# [What is required]
Starting with the first line of the listing, quote each line exactly until and including the one with "from bokeh.resources import INLINE", leaving pictures out.

# [Data extract]
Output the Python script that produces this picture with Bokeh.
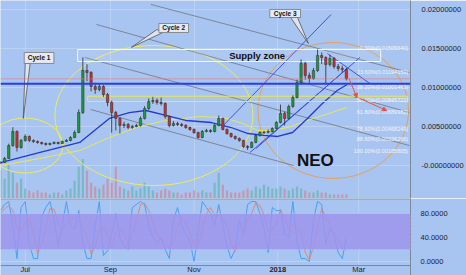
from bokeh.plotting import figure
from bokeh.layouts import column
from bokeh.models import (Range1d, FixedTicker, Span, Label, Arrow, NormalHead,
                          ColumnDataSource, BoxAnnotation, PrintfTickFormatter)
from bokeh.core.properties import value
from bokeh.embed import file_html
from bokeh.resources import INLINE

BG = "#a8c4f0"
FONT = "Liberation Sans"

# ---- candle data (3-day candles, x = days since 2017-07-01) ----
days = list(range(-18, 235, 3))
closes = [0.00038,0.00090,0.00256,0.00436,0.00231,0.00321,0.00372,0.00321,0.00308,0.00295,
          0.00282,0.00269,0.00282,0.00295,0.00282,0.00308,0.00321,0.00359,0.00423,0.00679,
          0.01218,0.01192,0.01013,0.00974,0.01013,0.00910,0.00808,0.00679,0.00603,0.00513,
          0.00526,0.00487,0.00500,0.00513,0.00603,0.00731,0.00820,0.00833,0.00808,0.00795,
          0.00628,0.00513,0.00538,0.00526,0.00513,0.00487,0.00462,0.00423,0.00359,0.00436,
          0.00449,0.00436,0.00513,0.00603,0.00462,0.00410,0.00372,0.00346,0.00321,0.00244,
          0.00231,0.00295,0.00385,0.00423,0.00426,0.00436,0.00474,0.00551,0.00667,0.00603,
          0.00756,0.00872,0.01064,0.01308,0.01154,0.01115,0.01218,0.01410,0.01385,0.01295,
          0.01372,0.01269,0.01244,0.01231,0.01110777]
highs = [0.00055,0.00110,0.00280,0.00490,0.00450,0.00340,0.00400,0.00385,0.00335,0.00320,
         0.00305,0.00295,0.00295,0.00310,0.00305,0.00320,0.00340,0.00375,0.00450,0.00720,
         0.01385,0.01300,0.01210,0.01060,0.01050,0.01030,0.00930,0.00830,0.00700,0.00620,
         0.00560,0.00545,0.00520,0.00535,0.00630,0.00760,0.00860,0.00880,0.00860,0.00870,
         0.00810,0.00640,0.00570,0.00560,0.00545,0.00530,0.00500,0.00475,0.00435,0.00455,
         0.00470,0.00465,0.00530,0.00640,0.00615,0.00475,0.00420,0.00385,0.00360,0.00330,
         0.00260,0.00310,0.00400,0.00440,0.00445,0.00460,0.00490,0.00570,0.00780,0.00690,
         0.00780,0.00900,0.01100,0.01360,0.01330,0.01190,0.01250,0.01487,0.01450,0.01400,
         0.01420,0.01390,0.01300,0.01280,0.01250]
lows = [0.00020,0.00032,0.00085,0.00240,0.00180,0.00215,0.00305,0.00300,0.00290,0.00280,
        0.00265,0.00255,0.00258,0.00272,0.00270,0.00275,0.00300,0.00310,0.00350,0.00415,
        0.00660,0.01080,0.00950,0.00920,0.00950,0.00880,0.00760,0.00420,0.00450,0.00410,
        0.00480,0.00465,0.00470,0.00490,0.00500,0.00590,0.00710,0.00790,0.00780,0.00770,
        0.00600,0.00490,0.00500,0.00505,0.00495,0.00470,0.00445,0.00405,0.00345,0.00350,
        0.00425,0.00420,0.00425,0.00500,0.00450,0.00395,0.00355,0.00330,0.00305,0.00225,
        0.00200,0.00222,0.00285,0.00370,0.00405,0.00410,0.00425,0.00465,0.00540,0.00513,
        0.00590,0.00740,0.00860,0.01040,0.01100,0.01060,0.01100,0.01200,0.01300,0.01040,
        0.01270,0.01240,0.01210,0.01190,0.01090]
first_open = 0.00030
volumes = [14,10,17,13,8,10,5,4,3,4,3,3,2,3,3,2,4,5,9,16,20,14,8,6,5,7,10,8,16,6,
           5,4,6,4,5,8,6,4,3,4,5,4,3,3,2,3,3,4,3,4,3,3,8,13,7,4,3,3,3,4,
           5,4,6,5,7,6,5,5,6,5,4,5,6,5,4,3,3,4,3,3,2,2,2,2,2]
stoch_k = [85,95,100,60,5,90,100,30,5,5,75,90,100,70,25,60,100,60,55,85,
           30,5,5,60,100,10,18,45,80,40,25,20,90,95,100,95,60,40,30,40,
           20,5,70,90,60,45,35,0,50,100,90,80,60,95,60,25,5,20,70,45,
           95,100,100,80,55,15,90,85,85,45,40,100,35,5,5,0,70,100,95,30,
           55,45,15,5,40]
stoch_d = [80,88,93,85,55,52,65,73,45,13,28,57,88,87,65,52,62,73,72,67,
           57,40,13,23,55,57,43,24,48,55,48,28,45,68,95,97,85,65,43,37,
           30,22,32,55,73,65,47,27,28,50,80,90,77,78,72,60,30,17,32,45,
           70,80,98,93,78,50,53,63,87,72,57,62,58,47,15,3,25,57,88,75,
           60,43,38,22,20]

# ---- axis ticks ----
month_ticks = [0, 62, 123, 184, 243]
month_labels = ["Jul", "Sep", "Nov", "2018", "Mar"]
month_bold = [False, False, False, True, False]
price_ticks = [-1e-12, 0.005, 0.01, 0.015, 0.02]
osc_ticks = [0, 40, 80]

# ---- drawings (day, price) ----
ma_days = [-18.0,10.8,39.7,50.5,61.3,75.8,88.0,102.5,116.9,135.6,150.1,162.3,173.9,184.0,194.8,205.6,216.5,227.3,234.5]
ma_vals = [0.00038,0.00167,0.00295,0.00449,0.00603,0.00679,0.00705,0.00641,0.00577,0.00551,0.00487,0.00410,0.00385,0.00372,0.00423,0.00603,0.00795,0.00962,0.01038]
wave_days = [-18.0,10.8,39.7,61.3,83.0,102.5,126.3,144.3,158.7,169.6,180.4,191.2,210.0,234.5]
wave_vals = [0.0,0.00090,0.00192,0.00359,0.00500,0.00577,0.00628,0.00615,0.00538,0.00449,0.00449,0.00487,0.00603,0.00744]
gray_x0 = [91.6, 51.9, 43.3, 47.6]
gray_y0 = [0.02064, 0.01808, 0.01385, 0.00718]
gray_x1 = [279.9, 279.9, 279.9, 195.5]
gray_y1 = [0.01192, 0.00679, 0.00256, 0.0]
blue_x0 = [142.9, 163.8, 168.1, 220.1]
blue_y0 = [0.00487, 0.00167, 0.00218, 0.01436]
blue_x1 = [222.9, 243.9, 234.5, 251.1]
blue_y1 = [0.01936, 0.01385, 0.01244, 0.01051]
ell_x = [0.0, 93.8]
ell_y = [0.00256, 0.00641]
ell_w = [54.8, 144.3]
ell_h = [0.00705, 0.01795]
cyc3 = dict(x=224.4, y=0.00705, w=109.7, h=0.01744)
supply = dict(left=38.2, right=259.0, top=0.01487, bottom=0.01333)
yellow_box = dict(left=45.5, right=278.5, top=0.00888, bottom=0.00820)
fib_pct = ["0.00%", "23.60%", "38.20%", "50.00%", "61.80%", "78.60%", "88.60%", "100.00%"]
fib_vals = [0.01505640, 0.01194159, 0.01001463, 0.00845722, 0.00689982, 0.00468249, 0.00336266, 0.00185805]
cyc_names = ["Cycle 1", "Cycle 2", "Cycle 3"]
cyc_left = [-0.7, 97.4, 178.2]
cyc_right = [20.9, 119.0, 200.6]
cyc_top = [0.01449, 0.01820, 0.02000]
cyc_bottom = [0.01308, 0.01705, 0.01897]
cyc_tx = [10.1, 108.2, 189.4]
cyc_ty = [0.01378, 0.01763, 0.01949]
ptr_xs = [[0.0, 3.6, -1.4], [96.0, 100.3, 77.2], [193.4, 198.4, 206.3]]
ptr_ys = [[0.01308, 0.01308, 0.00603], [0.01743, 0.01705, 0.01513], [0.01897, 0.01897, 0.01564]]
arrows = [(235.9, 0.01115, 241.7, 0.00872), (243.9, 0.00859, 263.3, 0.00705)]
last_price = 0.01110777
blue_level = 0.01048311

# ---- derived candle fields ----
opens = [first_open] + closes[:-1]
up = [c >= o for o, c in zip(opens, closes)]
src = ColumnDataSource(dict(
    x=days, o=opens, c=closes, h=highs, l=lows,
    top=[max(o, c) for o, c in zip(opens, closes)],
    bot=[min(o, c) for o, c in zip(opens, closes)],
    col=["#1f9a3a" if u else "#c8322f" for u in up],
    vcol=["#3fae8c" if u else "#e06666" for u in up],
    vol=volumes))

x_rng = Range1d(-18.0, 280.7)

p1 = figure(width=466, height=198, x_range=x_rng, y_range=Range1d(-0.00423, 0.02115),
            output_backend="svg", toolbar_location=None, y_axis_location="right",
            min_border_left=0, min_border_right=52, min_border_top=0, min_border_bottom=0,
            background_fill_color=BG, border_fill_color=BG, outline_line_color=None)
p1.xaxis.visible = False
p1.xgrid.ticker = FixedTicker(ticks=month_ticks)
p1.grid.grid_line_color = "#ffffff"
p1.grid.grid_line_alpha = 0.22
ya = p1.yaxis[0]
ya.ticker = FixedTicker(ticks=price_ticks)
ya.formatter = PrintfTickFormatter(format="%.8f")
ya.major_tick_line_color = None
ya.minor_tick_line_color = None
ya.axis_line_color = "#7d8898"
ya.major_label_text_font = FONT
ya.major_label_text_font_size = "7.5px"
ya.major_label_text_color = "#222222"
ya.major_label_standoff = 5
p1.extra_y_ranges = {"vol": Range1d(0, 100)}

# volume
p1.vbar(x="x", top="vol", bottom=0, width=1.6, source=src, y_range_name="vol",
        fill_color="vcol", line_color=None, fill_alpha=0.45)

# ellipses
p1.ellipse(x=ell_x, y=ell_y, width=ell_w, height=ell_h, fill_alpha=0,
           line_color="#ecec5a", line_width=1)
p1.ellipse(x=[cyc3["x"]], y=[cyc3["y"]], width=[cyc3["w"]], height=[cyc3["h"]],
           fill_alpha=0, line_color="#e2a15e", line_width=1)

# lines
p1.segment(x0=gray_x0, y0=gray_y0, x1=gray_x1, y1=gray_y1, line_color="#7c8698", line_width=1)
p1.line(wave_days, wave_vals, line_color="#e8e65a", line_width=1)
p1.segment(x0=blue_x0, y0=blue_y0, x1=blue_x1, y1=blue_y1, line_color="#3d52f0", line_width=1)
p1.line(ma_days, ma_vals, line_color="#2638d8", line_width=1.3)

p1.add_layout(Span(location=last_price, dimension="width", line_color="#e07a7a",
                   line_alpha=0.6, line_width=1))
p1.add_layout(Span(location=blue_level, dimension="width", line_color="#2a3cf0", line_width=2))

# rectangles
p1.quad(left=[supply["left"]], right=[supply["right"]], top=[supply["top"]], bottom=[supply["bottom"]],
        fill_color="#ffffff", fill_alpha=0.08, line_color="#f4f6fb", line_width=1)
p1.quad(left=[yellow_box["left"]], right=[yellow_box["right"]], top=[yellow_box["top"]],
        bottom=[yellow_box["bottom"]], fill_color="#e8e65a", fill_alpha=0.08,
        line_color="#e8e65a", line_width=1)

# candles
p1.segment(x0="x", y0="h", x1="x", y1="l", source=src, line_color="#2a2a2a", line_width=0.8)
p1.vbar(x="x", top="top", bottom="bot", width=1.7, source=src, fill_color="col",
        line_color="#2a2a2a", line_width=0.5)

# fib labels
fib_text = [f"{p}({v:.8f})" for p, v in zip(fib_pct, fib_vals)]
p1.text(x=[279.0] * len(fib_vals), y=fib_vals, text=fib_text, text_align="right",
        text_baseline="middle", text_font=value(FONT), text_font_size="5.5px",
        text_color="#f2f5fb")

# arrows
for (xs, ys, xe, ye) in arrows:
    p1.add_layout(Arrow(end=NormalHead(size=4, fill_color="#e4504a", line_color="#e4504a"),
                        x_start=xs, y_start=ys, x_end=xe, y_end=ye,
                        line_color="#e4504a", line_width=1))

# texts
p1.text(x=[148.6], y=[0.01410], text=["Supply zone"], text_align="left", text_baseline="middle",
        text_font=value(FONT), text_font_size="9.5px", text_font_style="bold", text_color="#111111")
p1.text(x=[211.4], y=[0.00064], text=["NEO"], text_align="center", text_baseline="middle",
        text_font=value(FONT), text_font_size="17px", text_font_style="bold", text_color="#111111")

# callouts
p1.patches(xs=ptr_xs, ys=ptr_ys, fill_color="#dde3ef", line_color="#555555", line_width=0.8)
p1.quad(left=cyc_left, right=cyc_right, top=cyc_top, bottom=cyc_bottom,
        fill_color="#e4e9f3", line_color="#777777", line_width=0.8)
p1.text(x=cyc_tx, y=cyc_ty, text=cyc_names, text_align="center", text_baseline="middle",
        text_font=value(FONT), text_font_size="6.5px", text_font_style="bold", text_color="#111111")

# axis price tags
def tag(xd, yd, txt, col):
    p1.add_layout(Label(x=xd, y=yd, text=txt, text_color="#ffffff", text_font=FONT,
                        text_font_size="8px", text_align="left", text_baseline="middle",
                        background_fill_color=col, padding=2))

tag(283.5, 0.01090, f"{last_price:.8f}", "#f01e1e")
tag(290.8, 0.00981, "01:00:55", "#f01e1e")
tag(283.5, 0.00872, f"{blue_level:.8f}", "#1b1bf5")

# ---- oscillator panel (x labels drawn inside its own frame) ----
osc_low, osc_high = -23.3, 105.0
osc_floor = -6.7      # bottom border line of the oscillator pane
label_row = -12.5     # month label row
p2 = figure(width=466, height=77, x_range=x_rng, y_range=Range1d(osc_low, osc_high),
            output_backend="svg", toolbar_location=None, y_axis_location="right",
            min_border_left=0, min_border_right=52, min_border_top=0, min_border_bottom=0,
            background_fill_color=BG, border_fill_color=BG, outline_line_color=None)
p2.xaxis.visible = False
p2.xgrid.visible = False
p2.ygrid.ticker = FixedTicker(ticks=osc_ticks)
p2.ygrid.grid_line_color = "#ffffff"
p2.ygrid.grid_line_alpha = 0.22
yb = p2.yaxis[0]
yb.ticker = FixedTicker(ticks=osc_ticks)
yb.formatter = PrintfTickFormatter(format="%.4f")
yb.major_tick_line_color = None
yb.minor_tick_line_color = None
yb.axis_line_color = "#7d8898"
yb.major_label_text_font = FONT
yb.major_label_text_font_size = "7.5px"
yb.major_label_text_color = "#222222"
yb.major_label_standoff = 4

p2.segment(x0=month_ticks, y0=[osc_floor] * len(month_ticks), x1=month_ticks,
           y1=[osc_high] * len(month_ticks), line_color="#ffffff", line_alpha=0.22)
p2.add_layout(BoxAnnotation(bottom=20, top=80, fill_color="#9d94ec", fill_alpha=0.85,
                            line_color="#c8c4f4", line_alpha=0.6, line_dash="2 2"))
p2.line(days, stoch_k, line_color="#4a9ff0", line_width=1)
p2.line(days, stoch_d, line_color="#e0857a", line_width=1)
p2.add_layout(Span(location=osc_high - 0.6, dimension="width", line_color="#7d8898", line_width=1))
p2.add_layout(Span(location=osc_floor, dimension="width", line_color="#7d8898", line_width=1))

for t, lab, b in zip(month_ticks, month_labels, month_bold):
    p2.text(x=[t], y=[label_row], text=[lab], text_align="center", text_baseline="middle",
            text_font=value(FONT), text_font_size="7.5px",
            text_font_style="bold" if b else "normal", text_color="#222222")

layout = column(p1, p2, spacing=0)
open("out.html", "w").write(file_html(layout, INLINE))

# [Written solution]
Output the Python script that produces this picture with Bokeh.
from bokeh.plotting import figure
from bokeh.layouts import column
from bokeh.models import (Range1d, FixedTicker, Span, Label, Arrow, NormalHead,
                          ColumnDataSource, BoxAnnotation, PrintfTickFormatter)
from bokeh.core.properties import value
from bokeh.embed import file_html
from bokeh.resources import INLINE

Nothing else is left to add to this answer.